One of his best memories was when the band was playing to a half-hearted audience in an Irish pub in Prague. At set break, the musicians went out onto the Charles Bridge over the river, surrounded by ancient buildings.

"(We) struck up a set there and really went for it and we managed to get a crowd of a couple of hundred people. We did three or four songs and got everybody into it. We started walking down the bridge, still playing, and almost all of the crowd followed us like the Pied Piper across the bridge, over the cobblestones, around the corner and into the pub. This huge mob followed us and flooded in and we played all night for them."

Moments like that helped Frye and company realize that while they are a musical group, they needed to learn a bit about theatrics to gain and keep an audience’s attention.

The Creston-born musician’s father was a music teacher, so Frye began playing music early in life. A move to Vancouver and then to Victoria fed variety into his developing musical ears. In Victoria, he met up with current band members Marc Atkinson (mandolin), Jeremy Penner (violin), Adrian Dolan (fiddle) and Glen Manders (bass). Atkinson has a jazz background and also plays with Frye in the Marc Atkinson Trio. Dolan and Manders have a classical background. But when it comes to the band’s free-spirited sound, Frye says location is everything.

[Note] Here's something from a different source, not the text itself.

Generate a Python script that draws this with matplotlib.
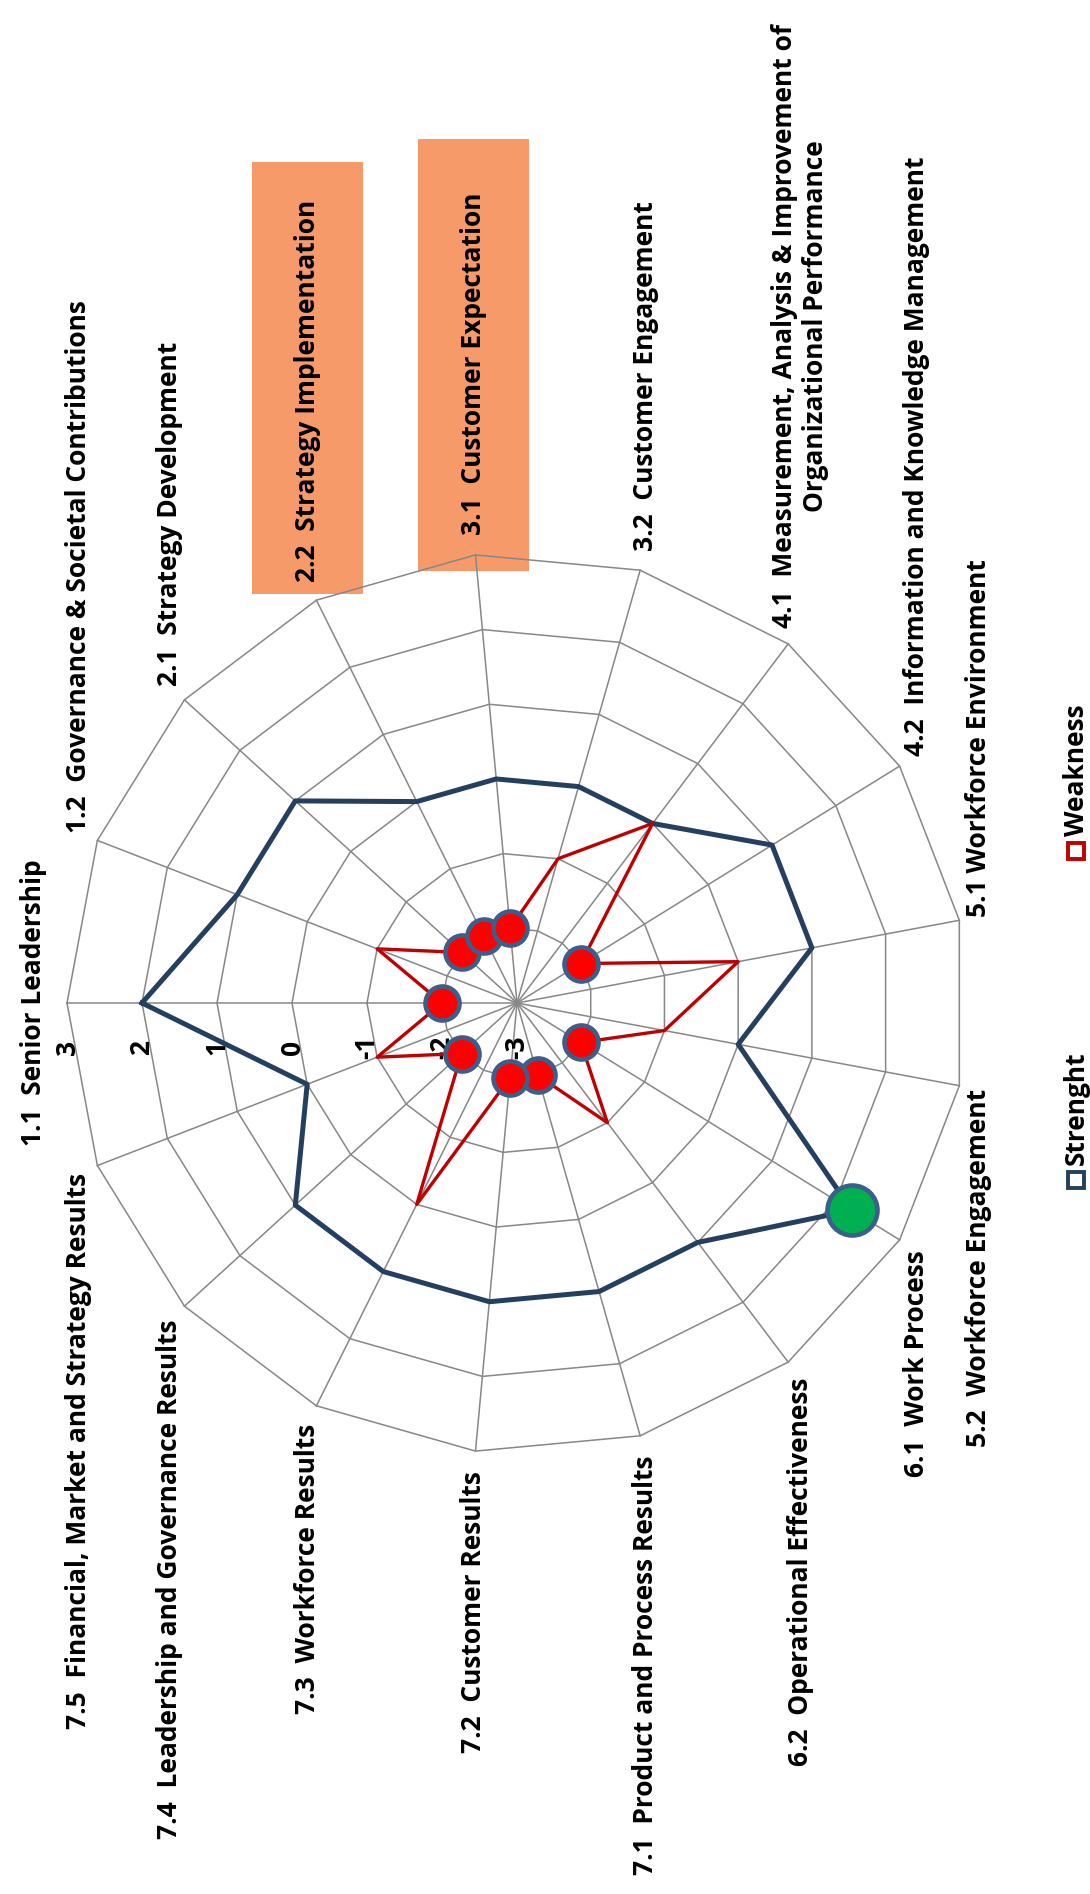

"I think there’s something special about where we live on the West Coast. These places like Vancouver and Victoria are crossroads of a variety of travellers and cultures, and we’re connected to the ocean. And people in the last 30 or 40 years have been privileged enough to travel a lot, so there’s always someone bringing back albums from India or somewhere. All these international musical styles are flowing organically through the garden of Victoria. And we have very open ears."